Off-licence booze is cheaper in France, especially wine for obvious reasons, but then they don't have the pub culture that we do. Also I'm reliably informed that wine in restaurants there is horribly overpriced (much moreso than over here, even). Basically the way to eat and drink well in France without taking out a second mortgage is to buy good ingredients and wine in a supermarket and cook at home.
It's another case where it feels a lot like a ladder being pulled up. Looking around Cambridge, you really get the feeling that to own some of the reasonably nice victorian terraces you either have to be super rich or just have bought it thirty years ago. And I can't imagine that it's going to be long before a lot of young people start to ask why they're working their guts out and making big sacrifices to be able to afford half as much space as the old lady next door has...Young people in this country (incl. me) are fucked...
Drinkin ur wine.In your cheaper flat...
It's another case where it feels a lot like a ladder being pulled up. Looking around Cambridge, you really get the feeling that to own some of the reasonably nice victorian terraces you either have to be super rich or just have bought it thirty years ago. And I can't imagine that it's going to be long before a lot of young people start to ask why they're working their guts out and making big sacrifices to be able to afford half as much space as the old lady next door has...
Drinkin ur wine.
I guess this could be three things: regulation of private rent so that you can't charge more than a going rate for a certain size of property in a certain area; abundant social housing (as a percentage of the fixed total number of flats) that keeps private rental rates in check by competition; or simply far fewer super-rich people in Paris than there are in London.

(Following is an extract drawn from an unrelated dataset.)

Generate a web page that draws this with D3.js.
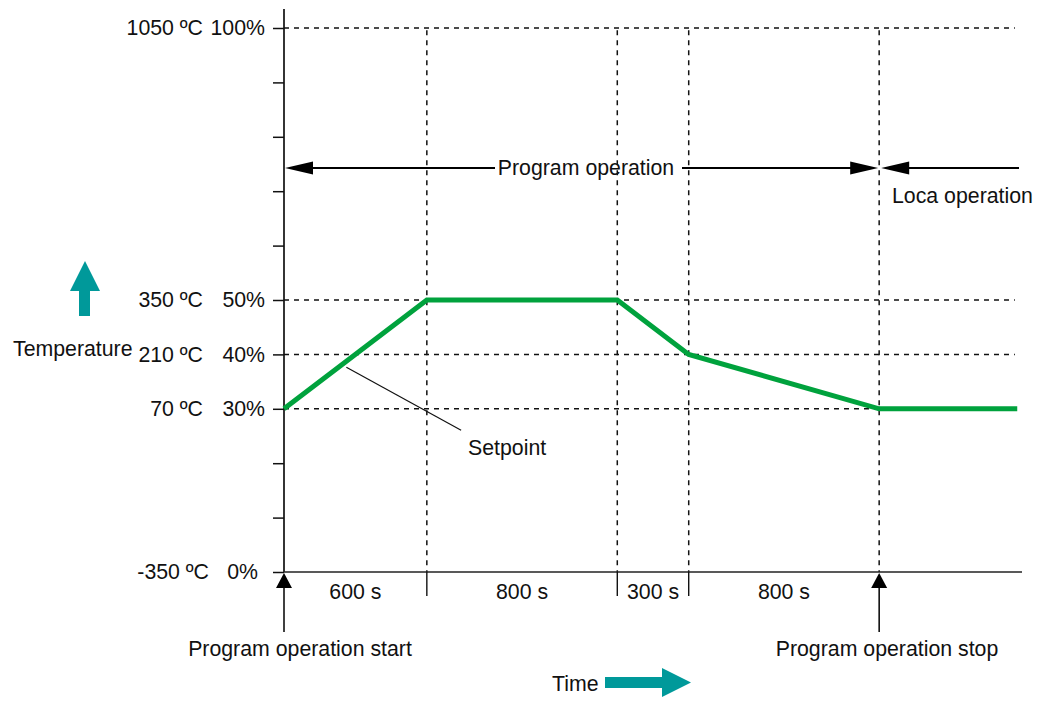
<!DOCTYPE html>
<html>
<head>
<meta charset="utf-8">
<script src="https://cdn.jsdelivr.net/npm/d3@7/dist/d3.min.js"></script>
<style>
  html, body { margin: 0; padding: 0; background: #fff; }
  svg text { font-family: "Liberation Sans", Arial, sans-serif; font-size: 21.3px; fill: #111; }
</style>
</head>
<body>
<svg id="chart" width="1048" height="702"></svg>
<script>
// Program segments (durations in seconds) and their labels
const segmentDurations = [600, 800, 300, 800];
const segmentLabels = ["600 s", "800 s", "300 s", "800 s"];

// Setpoint profile: time (s) and temperature (ºC)
const setpointTimes = [0, 600, 1400, 1700, 2500, 3080];
const setpointTemps = [70, 350, 350, 210, 70, 70];

// Vertical axis: percentage ticks and the labelled rows
const percentTicks = [0, 10, 20, 30, 40, 50, 60, 70, 80, 90, 100];
const labelledPercents = [0, 30, 40, 50, 100];
const percentLabels = ["0%", "30%", "40%", "50%", "100%"];
const tempLabels = ["-350 ºC", "70 ºC", "210 ºC", "350 ºC", "1050 ºC"];

const svg = d3.select("#chart");

const x = d3.scaleLinear().domain([0, 3100]).range([284, 1022]);
const yPct = d3.scaleLinear().domain([0, 100]).range([572, 28]);
const yTemp = d3.scaleLinear().domain([-350, 1050]).range([572, 28]);

const boundaries = d3.cumsum(segmentDurations);           // 600, 1400, 1700, 2500
const starts = [0, ...boundaries.slice(0, -1)];
const stopTime = boundaries[boundaries.length - 1];

// Dashed grid: horizontal at labelled rows, vertical at segment boundaries
const grid = svg.append("g").attr("stroke", "#111").attr("stroke-width", 1.5)
  .attr("stroke-dasharray", "5,5").attr("fill", "none");
grid.selectAll("line.h").data(labelledPercents.filter(p => p > 0)).join("line")
  .attr("class", "h")
  .attr("x1", x(0)).attr("x2", x(3070))
  .attr("y1", d => yPct(d)).attr("y2", d => yPct(d));
grid.selectAll("line.v").data(boundaries).join("line")
  .attr("class", "v")
  .attr("x1", d => x(d)).attr("x2", d => x(d))
  .attr("y1", yPct(99.6)).attr("y2", yPct(0));

// Left axis ticks
const yAxis = d3.axisLeft(yPct).tickValues(percentTicks).tickSize(11).tickSizeOuter(0).tickFormat("");
const yg = svg.append("g").attr("transform", `translate(${x(0)},0)`).call(yAxis);
yg.select(".domain").remove();
yg.selectAll(".tick line").attr("stroke", "#111").attr("stroke-width", 1.5);

// Axis lines
svg.append("line").attr("x1", x(0)).attr("x2", x(0))
  .attr("y1", yPct(103.5)).attr("y2", yPct(0))
  .attr("stroke", "#111").attr("stroke-width", 1.7);
svg.append("line").attr("x1", x(0)).attr("x2", x(3100))
  .attr("y1", yPct(0)).attr("y2", yPct(0))
  .attr("stroke", "#222").attr("stroke-width", 1.7);

// Row labels: percentage and temperature
labelledPercents.forEach((p, i) => {
  const shift = p === 0 ? 7 : 0;
  svg.append("text").attr("x", 265 - shift).attr("y", yPct(p)).attr("dy", "0.35em")
    .attr("text-anchor", "end").text(percentLabels[i]);
  svg.append("text").attr("x", 203 + (p === 0 ? 6 : 0)).attr("y", yPct(p)).attr("dy", "0.35em")
    .attr("text-anchor", "end").text(tempLabels[i]);
});

// Segment boundary ticks below the time axis
svg.append("g").selectAll("line").data(boundaries.slice(0, -1)).join("line")
  .attr("x1", d => x(d)).attr("x2", d => x(d))
  .attr("y1", yPct(0)).attr("y2", yPct(0) + 24)
  .attr("stroke", "#111").attr("stroke-width", 1.4);

// Segment duration labels
svg.append("g").selectAll("text").data(segmentLabels).join("text")
  .attr("x", (d, i) => (x(starts[i]) + x(boundaries[i])) / 2)
  .attr("y", yPct(0) + 20).attr("dy", "0.35em")
  .attr("text-anchor", "middle").text(d => d);

// Setpoint line
const line = d3.line().x(d => x(d[0])).y(d => yTemp(d[1]));
svg.append("path")
  .datum(setpointTimes.map((t, i) => [t, setpointTemps[i]]))
  .attr("d", line).attr("fill", "none")
  .attr("stroke", "#00a23d").attr("stroke-width", 5).attr("stroke-linejoin", "miter");

// Setpoint leader and label
svg.append("line").attr("x1", x(262)).attr("y1", yTemp(177))
  .attr("x2", x(744)).attr("y2", yTemp(15))
  .attr("stroke", "#111").attr("stroke-width", 1.2);
svg.append("text").attr("x", 468).attr("y", 448).attr("dy", "0.35em").text("Setpoint");

// Arrowhead helper: tip at (tx, ty), pointing in direction dir
function head(tx, ty, dir, len, half) {
  const [dx, dy] = dir;
  const bx = tx - dx * len, by = ty - dy * len;
  const px = -dy * half, py = dx * half;
  return `M${tx},${ty}L${bx + px},${by + py}L${bx - px},${by - py}Z`;
}

// Program operation / Loca operation span arrows
const spanY = 168;
const spans = svg.append("g");
spans.append("line").attr("x1", x(0) + 20).attr("x2", 495).attr("y1", spanY).attr("y2", spanY)
  .attr("stroke", "#000").attr("stroke-width", 2.2);
spans.append("line").attr("x1", 682).attr("x2", x(stopTime) - 20).attr("y1", spanY).attr("y2", spanY)
  .attr("stroke", "#000").attr("stroke-width", 2.2);
spans.append("line").attr("x1", x(stopTime) + 20).attr("x2", 1019).attr("y1", spanY).attr("y2", spanY)
  .attr("stroke", "#000").attr("stroke-width", 2.2);
spans.append("path").attr("d", head(x(0) + 1, spanY, [-1, 0], 28, 6.5)).attr("fill", "#000");
spans.append("path").attr("d", head(x(stopTime) - 1, spanY, [1, 0], 28, 6.5)).attr("fill", "#000");
spans.append("path").attr("d", head(x(stopTime) + 2, spanY, [-1, 0], 28, 6.5)).attr("fill", "#000");
svg.append("text").attr("x", 586).attr("y", spanY).attr("dy", "0.35em")
  .attr("text-anchor", "middle").text("Program operation");
svg.append("text").attr("x", 892).attr("y", 196).attr("dy", "0.35em").text("Loca operation");

// Start / stop markers below the time axis
[[0, "Program operation start", 300], [stopTime, "Program operation stop", 887]].forEach(([t, label, cx]) => {
  svg.append("line").attr("x1", x(t)).attr("x2", x(t))
    .attr("y1", yPct(0) + 12).attr("y2", 632)
    .attr("stroke", "#000").attr("stroke-width", 1.5);
  svg.append("path").attr("d", head(x(t), yPct(0) + 1, [0, -1], 15, 8)).attr("fill", "#000");
  svg.append("text").attr("x", cx).attr("y", 649).attr("dy", "0.35em")
    .attr("text-anchor", "middle").text(label);
});

// Axis titles with teal direction arrows
const teal = "#00999a";
svg.append("text").attr("x", 13).attr("y", 349).attr("dy", "0.35em").text("Temperature");
svg.append("path").attr("d", "M85,261L100,291L90,291L90,316L79,316L79,291L70,291Z").attr("fill", teal);
svg.append("text").attr("x", 552).attr("y", 684).attr("dy", "0.35em").text("Time");
svg.append("path").attr("d", "M605,677L662,677L662,668L691,682.5L662,697L662,688L605,688Z").attr("fill", teal);
</script>
</body>
</html>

Or some combination of the three.
And the incongruous thing is, houses are the only commodity that have increased massively in value over the last generation or so without either getting appreciably 'better'
Actually houses are getting worse- average square footage has decreased for many new builds whilst number of bedrooms (which developers use as a key guide to price- estate agents use square footage) has gone up.
We've just moved out of our Victorian terrace into a 1970s house and the difference in build design aesthetic is alarming (low ceilings, room compromised due to poorly designed stairwell, box like rooms).
It has got even worse since then (up to the late 1950s were the golden age iirc).
The commodification of house buying has driven rising prices as well as the fact that people don't understand how the house market works and feel that increased equity in current house= £££££ (hence increased household debt), without understanding that all houses are rising in price and if they move the debt is transferred to the new house rather than paid back.
Banks, of course, don't mind this one bit as they have the property as security (we don't have the subprime issues the USA does).
It also had those infuriating little windows above each internal door (what *exactly* is the point of them, does anyone know?).
Maybe in some cases, but I grew up in a house built in the 70s that had these windows. I think their real purpose is to alert parents to their offspring's status of awakeness/asleepness, thereby allowing them to exercise further draconian control over them.
Warm air systems are mainly found in 1970s homes, fact fans
Really? OK, I'm sure the house was fitted with radiators from when my parents bought it though. Maybe not.
They don't build houses any more, only units.
I thought those windows are for letting light into windowless hallways.